In a very real sense, Professor Kagan was calling his fellow professors in the humanities to acknowledge a moral dimension to the liberal arts, to establish virtue as an honorable goal, and to affirm truth as something that is both real and knowable. In other words, Kagan was proposing a platform for moral recovery now that religion has faded in influence. As he explains, “If we cannot look simply to moral guidance firmly founded on religious precepts it is natural and reasonable to turn to history, the record of human experience, as a necessary supplement if not a substitute. History, it seems to me, is the most useful key we have to open the mysteries of the human predicament.”
That statement reveals both the glory and the futility of Professor Kagan’s approach. His defense of history and historical knowledge is intellectually brilliant and courageous. Nevertheless, his confidence that history can “open the mysteries of the human predicament” is disastrously misplaced.
In the Christian analysis, history, taken with full intellectual respect, unquestionably illustrates the human predicament. Christians can agree with the claim that history reveals moral lessons through the rising and falling of empires and the crucibles of human conflict.
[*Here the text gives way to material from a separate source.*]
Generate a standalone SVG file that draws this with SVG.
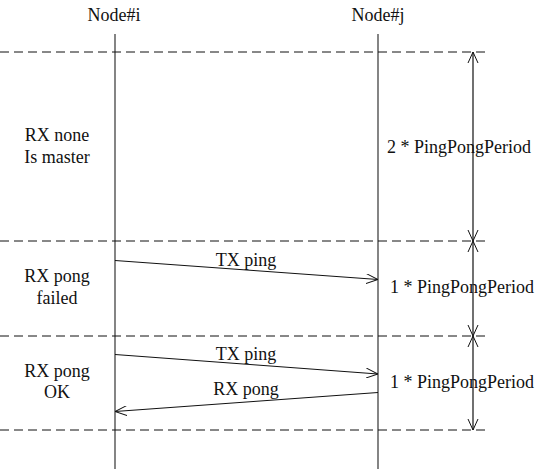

Nevertheless, the “mysteries of the human predicament” are understood only by revelation. The humanities have their place–and a recovery of sanity in the liberal arts would be a tremendous cultural achievement–but the deepest truths about humanity can come only from our Creator and can be understood only against the backdrop of eternity.
Professor Donald Kagan’s brave address is worthy of serious attention. Americans should be encouraged to know that the National Endowment for the Humanities provided the occasion for such an important presentation of substantial ideas. For Christians, this event should serve as another reminder of why we, of all people, must look to history with respect, humility, and seriousness.